Directive:
Strip the pictures and reproduce the rest of the listing exactly.
▬▬▬▬▬▬▬▬▬▬
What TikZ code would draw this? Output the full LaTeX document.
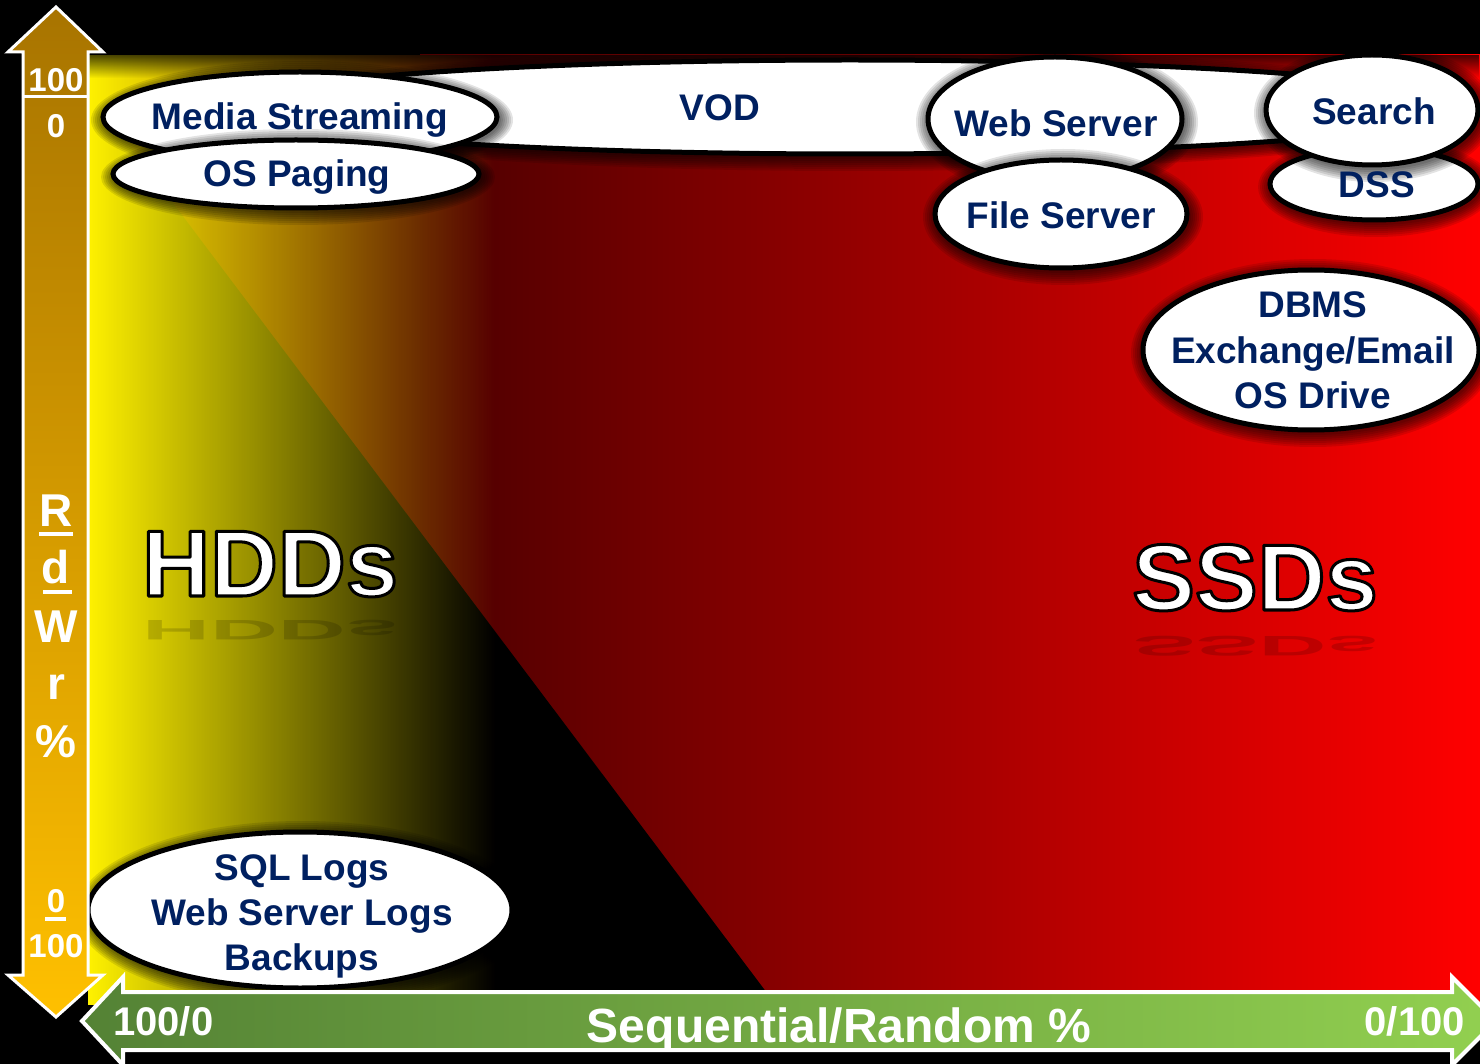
\documentclass[tikz,border=0pt]{standalone}
\usepackage{fontspec}
\setmainfont{Liberation Sans}
\usetikzlibrary{shapes.geometric,fadings}
\definecolor{navy}{HTML}{002060}
\definecolor{goldtop}{HTML}{A87400}
\definecolor{goldbot}{HTML}{FFC000}
\definecolor{gdark}{HTML}{548235}
\definecolor{glight}{HTML}{92D050}
\definecolor{dred}{HTML}{4A0000}
\definecolor{bred}{HTML}{FF0000}
\tikzfading[name=yfade, left color=transparent!0, right color=transparent!100]
\tikzfading[name=topfade, top color=transparent!30, bottom color=transparent!100]
\tikzset{
  bubble/.style={ellipse, draw=black, line width=5pt, fill=white, inner sep=0pt},
  lbl/.style={text=navy, font=\bfseries\fontsize{37}{45}\selectfont, inner sep=0pt, anchor=base},
  axl/.style={text=white, font=\bfseries\fontsize{33}{36}\selectfont, inner sep=0pt, anchor=base},
  axv/.style={text=white, font=\bfseries\fontsize{46}{50}\selectfont, inner sep=0pt, anchor=base},
  gl/.style={text=white, font=\bfseries\fontsize{40}{44}\selectfont, inner sep=0pt},
  gtitle/.style={text=white, font=\bfseries\fontsize{48}{52}\selectfont, inner sep=0pt, anchor=base},
  big/.style={font=\bfseries\fontsize{94}{100}\selectfont, inner sep=0pt, anchor=base west},
  uline/.style={white, line width=3.5pt},
}
\newcommand\bub[5]{%
  \foreach \k in {1,...,7}{\fill[black,opacity=0.11] (#2+2,#3+3) ellipse [x radius={#4+2*\k}, y radius={#5+2*\k}];}
  \node[bubble, minimum width={2*#4}, minimum height={2*#5}] (#1) at (#2,#3) {};
}
% white text with a black stroked outline (PDF text render mode 2)
\newcommand\strokedtext[1]{\special{pdf:literal direct 2 Tr 0 0 0 RG 3 w 1 j}#1\special{pdf:literal direct 0 Tr 0.4 w 0 j}}
\begin{document}
\begin{tikzpicture}[x=1pt,y=-1pt]
\useasboundingbox (0,0) rectangle (1480,1064);
\clip (0,0) rectangle (1480,1064);
\fill[black] (0,0) rectangle (1480,1064);
% chart background
\fill[dred] (88,55) rectangle (421,1005);
\shade[left color=dred, right color=bred] (420,55) rectangle (1480,1005);
\fill[black] (88,90) -- (88,1005) -- (776,1005) -- cycle;
\fill[yellow, path fading=yfade] (88,55) rectangle (495,1005);
\fill[black, path fading=topfade] (88,55) rectangle (1480,78);
% faint reflections
\begin{scope}[shift={(142,620)}, yscale=-0.3]
  \node[big, text=black, opacity=0.16, transform shape] (hddr) at (0,0) {HDDs};
\end{scope}
\begin{scope}[shift={(1133,636)}, yscale=-0.3]
  \node[big, text=black, opacity=0.16, transform shape] (ssdr) at (0,0) {SSDs};
\end{scope}
% big labels
\node[big, text=white] (hdd) at (142,596) {\strokedtext{HDDs}};
\node[big, text=white] (ssd) at (1132,610) {\strokedtext{SSDs}};
% bubbles
\bub{vod}{850}{107}{620}{47}
\bub{ms}{300}{117}{197}{45}
\bub{osp}{296}{174}{183}{34}
\bub{web}{1055}{119}{127}{62}
\bub{file}{1061}{214}{126}{54}
\bub{dss}{1374}{184}{104}{36}
\bub{search}{1372}{110}{106}{55}
\bub{dbms}{1311}{350}{168}{80}
\bub{sql}{300}{910}{212}{78}
% bubble texts
\node[lbl] (vodt) at (720,121) {VOD};
\node[lbl] (mst) at (300,130) {Media Streaming};
\node[lbl] (ospt) at (297,187) {OS Paging};
\node[lbl] (webt) at (1056,137) {Web Server};
\node[lbl] (filet) at (1061,229) {File Server};
\node[lbl] (searcht) at (1374,125) {Search};
\node[lbl] (dsst) at (1377,198) {DSS};
\node[lbl] (dbms1) at (1313,318) {DBMS};
\node[lbl] (dbms2) at (1313,363) {Exchange/Email};
\node[lbl] (dbms3) at (1313,408) {OS Drive};
\node[lbl] (sql1) at (302,880) {SQL Logs};
\node[lbl] (sql2) at (302,925) {Web Server Logs};
\node[lbl] (sql3) at (302,970) {Backups};
% vertical arrow
\shade[top color=goldtop, bottom color=goldbot, draw=white, line width=3pt, line join=miter]
  (56,7) -- (103,52) -- (88,52) -- (88,975) -- (103,975) -- (56,1017) -- (8,975) -- (23,975) -- (23,52) -- (8,52) -- cycle;
\node[axl] (t100) at (56,92) {100};
\draw[white, line width=3pt] (24,97) -- (87,97);
\node[axl] (t0) at (56,138) {0};
\node[axv] (vR) at (56,526) {R};
\draw[uline] (39,534) -- (73,534);
\node[axv] (vd) at (56,583) {d};
\draw[uline] (43,592) -- (72,592);
\node[axv] (vW) at (56,642) {W};
\node[axv] (vr) at (56,699) {r};
\node[axv] (vp) at (56,757) {\%};
\node[axl] (b0) at (56,912) {0};
\draw[uline] (45,919) -- (66,919);
\node[axl] (b100) at (56,957) {100};
% horizontal arrow
\shade[left color=gdark, right color=glight, draw=white, line width=4pt, line join=miter]
  (82,1021) -- (123,977) -- (123,992) -- (1452,992) -- (1452,977) -- (1496,1021) -- (1452,1065) -- (1452,1050) -- (123,1050) -- (123,1065) -- cycle;
\node[gl, anchor=base west] (l100) at (113,1035) {100/0};
\node[gl, anchor=base east] (r100) at (1465,1035) {0/100};
\node[gtitle] (seq) at (839,1042) {Sequential/Random \%};
\end{tikzpicture}
\end{document}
▬▬▬▬▬▬▬▬▬▬
Solution to this problem:
What TikZ code would draw this? Output the full LaTeX document.
\documentclass[tikz,border=0pt]{standalone}
\usepackage{fontspec}
\setmainfont{Liberation Sans}
\usetikzlibrary{shapes.geometric,fadings}
\definecolor{navy}{HTML}{002060}
\definecolor{goldtop}{HTML}{A87400}
\definecolor{goldbot}{HTML}{FFC000}
\definecolor{gdark}{HTML}{548235}
\definecolor{glight}{HTML}{92D050}
\definecolor{dred}{HTML}{4A0000}
\definecolor{bred}{HTML}{FF0000}
\tikzfading[name=yfade, left color=transparent!0, right color=transparent!100]
\tikzfading[name=topfade, top color=transparent!30, bottom color=transparent!100]
\tikzset{
  bubble/.style={ellipse, draw=black, line width=5pt, fill=white, inner sep=0pt},
  lbl/.style={text=navy, font=\bfseries\fontsize{37}{45}\selectfont, inner sep=0pt, anchor=base},
  axl/.style={text=white, font=\bfseries\fontsize{33}{36}\selectfont, inner sep=0pt, anchor=base},
  axv/.style={text=white, font=\bfseries\fontsize{46}{50}\selectfont, inner sep=0pt, anchor=base},
  gl/.style={text=white, font=\bfseries\fontsize{40}{44}\selectfont, inner sep=0pt},
  gtitle/.style={text=white, font=\bfseries\fontsize{48}{52}\selectfont, inner sep=0pt, anchor=base},
  big/.style={font=\bfseries\fontsize{94}{100}\selectfont, inner sep=0pt, anchor=base west},
  uline/.style={white, line width=3.5pt},
}
\newcommand\bub[5]{%
  \foreach \k in {1,...,7}{\fill[black,opacity=0.11] (#2+2,#3+3) ellipse [x radius={#4+2*\k}, y radius={#5+2*\k}];}
  \node[bubble, minimum width={2*#4}, minimum height={2*#5}] (#1) at (#2,#3) {};
}
% white text with a black stroked outline (PDF text render mode 2)
\newcommand\strokedtext[1]{\special{pdf:literal direct 2 Tr 0 0 0 RG 3 w 1 j}#1\special{pdf:literal direct 0 Tr 0.4 w 0 j}}
\begin{document}
\begin{tikzpicture}[x=1pt,y=-1pt]
\useasboundingbox (0,0) rectangle (1480,1064);
\clip (0,0) rectangle (1480,1064);
\fill[black] (0,0) rectangle (1480,1064);
% chart background
\fill[dred] (88,55) rectangle (421,1005);
\shade[left color=dred, right color=bred] (420,55) rectangle (1480,1005);
\fill[black] (88,90) -- (88,1005) -- (776,1005) -- cycle;
\fill[yellow, path fading=yfade] (88,55) rectangle (495,1005);
\fill[black, path fading=topfade] (88,55) rectangle (1480,78);
% faint reflections
\begin{scope}[shift={(142,620)}, yscale=-0.3]
  \node[big, text=black, opacity=0.16, transform shape] (hddr) at (0,0) {HDDs};
\end{scope}
\begin{scope}[shift={(1133,636)}, yscale=-0.3]
  \node[big, text=black, opacity=0.16, transform shape] (ssdr) at (0,0) {SSDs};
\end{scope}
% big labels
\node[big, text=white] (hdd) at (142,596) {\strokedtext{HDDs}};
\node[big, text=white] (ssd) at (1132,610) {\strokedtext{SSDs}};
% bubbles
\bub{vod}{850}{107}{620}{47}
\bub{ms}{300}{117}{197}{45}
\bub{osp}{296}{174}{183}{34}
\bub{web}{1055}{119}{127}{62}
\bub{file}{1061}{214}{126}{54}
\bub{dss}{1374}{184}{104}{36}
\bub{search}{1372}{110}{106}{55}
\bub{dbms}{1311}{350}{168}{80}
\bub{sql}{300}{910}{212}{78}
% bubble texts
\node[lbl] (vodt) at (720,121) {VOD};
\node[lbl] (mst) at (300,130) {Media Streaming};
\node[lbl] (ospt) at (297,187) {OS Paging};
\node[lbl] (webt) at (1056,137) {Web Server};
\node[lbl] (filet) at (1061,229) {File Server};
\node[lbl] (searcht) at (1374,125) {Search};
\node[lbl] (dsst) at (1377,198) {DSS};
\node[lbl] (dbms1) at (1313,318) {DBMS};
\node[lbl] (dbms2) at (1313,363) {Exchange/Email};
\node[lbl] (dbms3) at (1313,408) {OS Drive};
\node[lbl] (sql1) at (302,880) {SQL Logs};
\node[lbl] (sql2) at (302,925) {Web Server Logs};
\node[lbl] (sql3) at (302,970) {Backups};
% vertical arrow
\shade[top color=goldtop, bottom color=goldbot, draw=white, line width=3pt, line join=miter]
  (56,7) -- (103,52) -- (88,52) -- (88,975) -- (103,975) -- (56,1017) -- (8,975) -- (23,975) -- (23,52) -- (8,52) -- cycle;
\node[axl] (t100) at (56,92) {100};
\draw[white, line width=3pt] (24,97) -- (87,97);
\node[axl] (t0) at (56,138) {0};
\node[axv] (vR) at (56,526) {R};
\draw[uline] (39,534) -- (73,534);
\node[axv] (vd) at (56,583) {d};
\draw[uline] (43,592) -- (72,592);
\node[axv] (vW) at (56,642) {W};
\node[axv] (vr) at (56,699) {r};
\node[axv] (vp) at (56,757) {\%};
\node[axl] (b0) at (56,912) {0};
\draw[uline] (45,919) -- (66,919);
\node[axl] (b100) at (56,957) {100};
% horizontal arrow
\shade[left color=gdark, right color=glight, draw=white, line width=4pt, line join=miter]
  (82,1021) -- (123,977) -- (123,992) -- (1452,992) -- (1452,977) -- (1496,1021) -- (1452,1065) -- (1452,1050) -- (123,1050) -- (123,1065) -- cycle;
\node[gl, anchor=base west] (l100) at (113,1035) {100/0};
\node[gl, anchor=base east] (r100) at (1465,1035) {0/100};
\node[gtitle] (seq) at (839,1042) {Sequential/Random \%};
\end{tikzpicture}
\end{document}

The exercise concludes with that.